It was the Cold War Era, and yet Sweden here, I mean Russia here, the US here, and if you draw a line between them, it goes right through Scandinavia. They thought we'd get involved either with fallout or something. So, they developed all kinds of preparation to avoid any consequences from nuclear weapons. They built all of their oil reserves, they had a 14-month supply, I think it was, of oil reserves in deep underground caverns. They built the metros, expanded the metros. They built concert halls, and later in Norway, in Lillehammer, the ice, the Winter Olympics was in the world's largest cavern: 60 meters, 200 feet free span across in rock. They were doing all of that, and it was just showing what I'd said about the AIME earlier and developing the Underground Construction Research Council. They were doing what we were talking about could be done and could save money, and it just blew me away. So, I got very involved with them later on. So, that's Sweden. For a variety of reasons, later on, Magnus Bergman, the son of the first Bergman, came to help ITASCA.  

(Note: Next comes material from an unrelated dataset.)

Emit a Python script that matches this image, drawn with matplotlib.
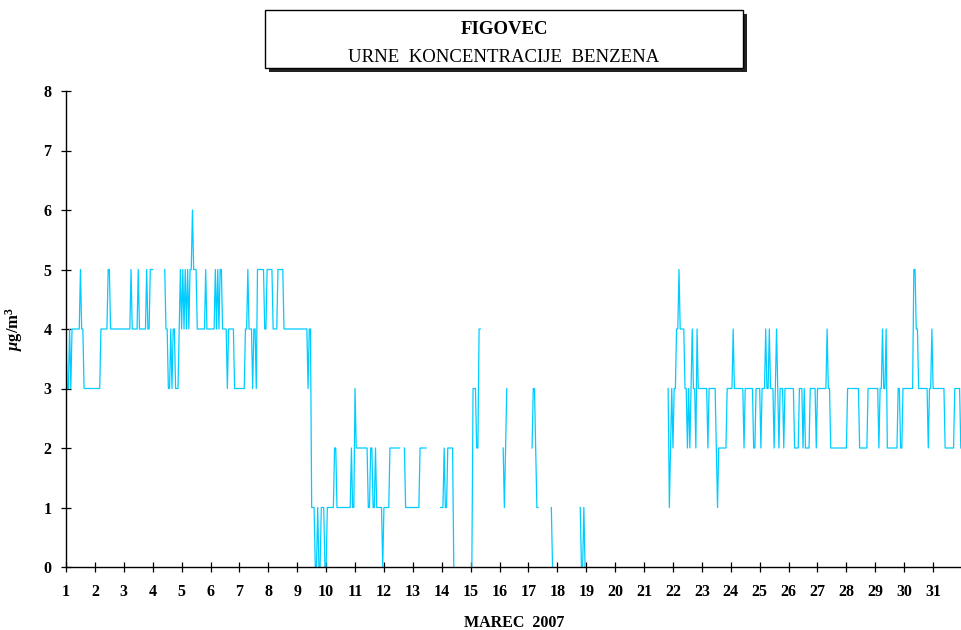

00:04:22  IS UNDERGROUND CONTAINMENT THE SOLUTION TO DISPOSING RADIOACTIVE WASTE?

Margaret:

Tell us a little bit about how the US influenced your career. For example, in 1957, the US National Academy of Sciences published the report “The Disposal of Radioactive Waste on Land.” Can you talk a bit about that?

Charles:

Yes. As you know, one of the developments of World War II was the atomic bomb. But then, also one got to peaceful uses of nuclear energy, and nuclear power was considered to be a very major development. But, one of the problems was, what do you do with this radioactive waste? Because it remained dangerously radioactive for thousands and, in many cases, over a hundred thousand years. So, how do you avoid it having a negative influence, the waste from those power plants having a negative influence on the population? Well, again, the underground was considered the best option to separate these things that decay from the biosphere, the living. So, the academy recommended that, and that led to a number of experiments. The nuclear power plant in Savannah River, Georgia, there was a notion to put the waste in, actually liquid form, down under the nuclear power plant there.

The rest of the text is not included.